Task directions -
Set down the data below without change, skipping the pictures it holds.

Data segment -

——

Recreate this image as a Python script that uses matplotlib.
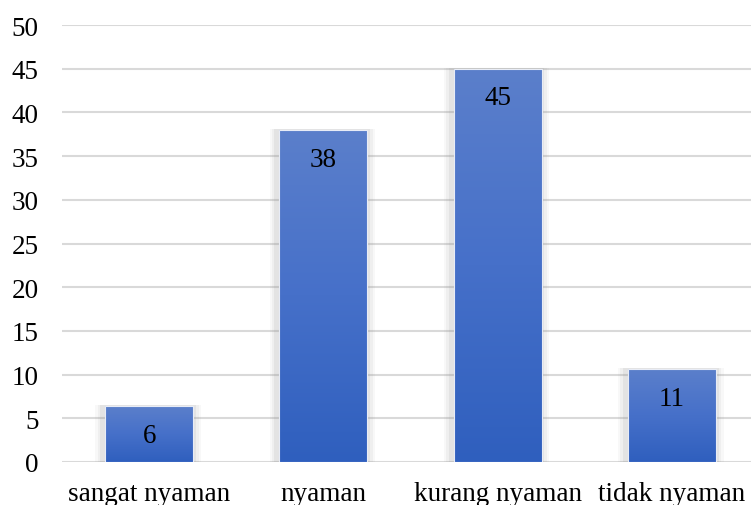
import numpy as np
import matplotlib.pyplot as plt
from matplotlib.colors import LinearSegmentedColormap

categories = ['sangat nyaman', 'nyaman', 'kurang nyaman', 'tidak nyaman']
values = [6.4, 38, 45, 10.6]
yticks = [0, 5, 10, 15, 20, 25, 30, 35, 40, 45, 50]

plt.rcParams['font.family'] = ['Liberation Serif', 'DejaVu Serif']

fig = plt.figure(figsize=(7.51, 5.06), dpi=100)
ax = fig.add_axes([62 / 751, 43 / 506, 697 / 751, 437 / 506])

x = np.arange(len(categories))

# soft shadow behind the bars
for dw, a in [(0.10, 0.05), (0.075, 0.07), (0.045, 0.10)]:
    ax.bar(x - 0.006, np.array(values) + 0.25, width=0.505 + dw, bottom=-0.15,
           color='#808080', alpha=a, linewidth=0, zorder=2)

bars = ax.bar(x, values, width=0.505, color='none', edgecolor='#e8ecf6',
              linewidth=0.8, zorder=4)

cmap = LinearSegmentedColormap.from_list('grad', ['#2f5fbe', '#4670c9', '#5b7fcb'])
grad = np.linspace(0, 1, 256).reshape(-1, 1)
for b in bars:
    x0, y0 = b.get_x(), b.get_y()
    im = ax.imshow(grad, cmap=cmap, aspect='auto', origin='lower',
                   extent=[x0, x0 + b.get_width(), y0, y0 + b.get_height()],
                   zorder=3)
    im.set_clip_path(b)

for b, v in zip(bars, values):
    ax.annotate(f'{round(v)}', (b.get_x() + b.get_width() / 2, b.get_height()),
                xytext=(0, -21), textcoords='offset points',
                ha='center', va='center', fontsize=19.5, color='black', zorder=5)

ax.set_xlim(-0.5, 3.5)
ax.set_ylim(0, 50)
ax.set_yticks(yticks)
ax.set_xticks(x)
ax.set_xticklabels(categories)
ax.tick_params(axis='both', length=0, labelsize=19.5)
ax.tick_params(axis='x', pad=14)
ax.tick_params(axis='y', pad=17)
ax.grid(axis='y', color='#d9d9d9', linewidth=1.5, zorder=0)
ax.set_axisbelow(True)
for s in ax.spines.values():
    s.set_visible(False)

fig.savefig('out.png', dpi=100)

——

Exercise output -
Recreate this image as a Python script that uses matplotlib.
import numpy as np
import matplotlib.pyplot as plt
from matplotlib.colors import LinearSegmentedColormap

categories = ['sangat nyaman', 'nyaman', 'kurang nyaman', 'tidak nyaman']
values = [6.4, 38, 45, 10.6]
yticks = [0, 5, 10, 15, 20, 25, 30, 35, 40, 45, 50]

plt.rcParams['font.family'] = ['Liberation Serif', 'DejaVu Serif']

fig = plt.figure(figsize=(7.51, 5.06), dpi=100)
ax = fig.add_axes([62 / 751, 43 / 506, 697 / 751, 437 / 506])

x = np.arange(len(categories))

# soft shadow behind the bars
for dw, a in [(0.10, 0.05), (0.075, 0.07), (0.045, 0.10)]:
    ax.bar(x - 0.006, np.array(values) + 0.25, width=0.505 + dw, bottom=-0.15,
           color='#808080', alpha=a, linewidth=0, zorder=2)

bars = ax.bar(x, values, width=0.505, color='none', edgecolor='#e8ecf6',
              linewidth=0.8, zorder=4)

cmap = LinearSegmentedColormap.from_list('grad', ['#2f5fbe', '#4670c9', '#5b7fcb'])
grad = np.linspace(0, 1, 256).reshape(-1, 1)
for b in bars:
    x0, y0 = b.get_x(), b.get_y()
    im = ax.imshow(grad, cmap=cmap, aspect='auto', origin='lower',
                   extent=[x0, x0 + b.get_width(), y0, y0 + b.get_height()],
                   zorder=3)
    im.set_clip_path(b)

for b, v in zip(bars, values):
    ax.annotate(f'{round(v)}', (b.get_x() + b.get_width() / 2, b.get_height()),
                xytext=(0, -21), textcoords='offset points',
                ha='center', va='center', fontsize=19.5, color='black', zorder=5)

ax.set_xlim(-0.5, 3.5)
ax.set_ylim(0, 50)
ax.set_yticks(yticks)
ax.set_xticks(x)
ax.set_xticklabels(categories)
ax.tick_params(axis='both', length=0, labelsize=19.5)
ax.tick_params(axis='x', pad=14)
ax.tick_params(axis='y', pad=17)
ax.grid(axis='y', color='#d9d9d9', linewidth=1.5, zorder=0)
ax.set_axisbelow(True)
for s in ax.spines.values():
    s.set_visible(False)

fig.savefig('out.png', dpi=100)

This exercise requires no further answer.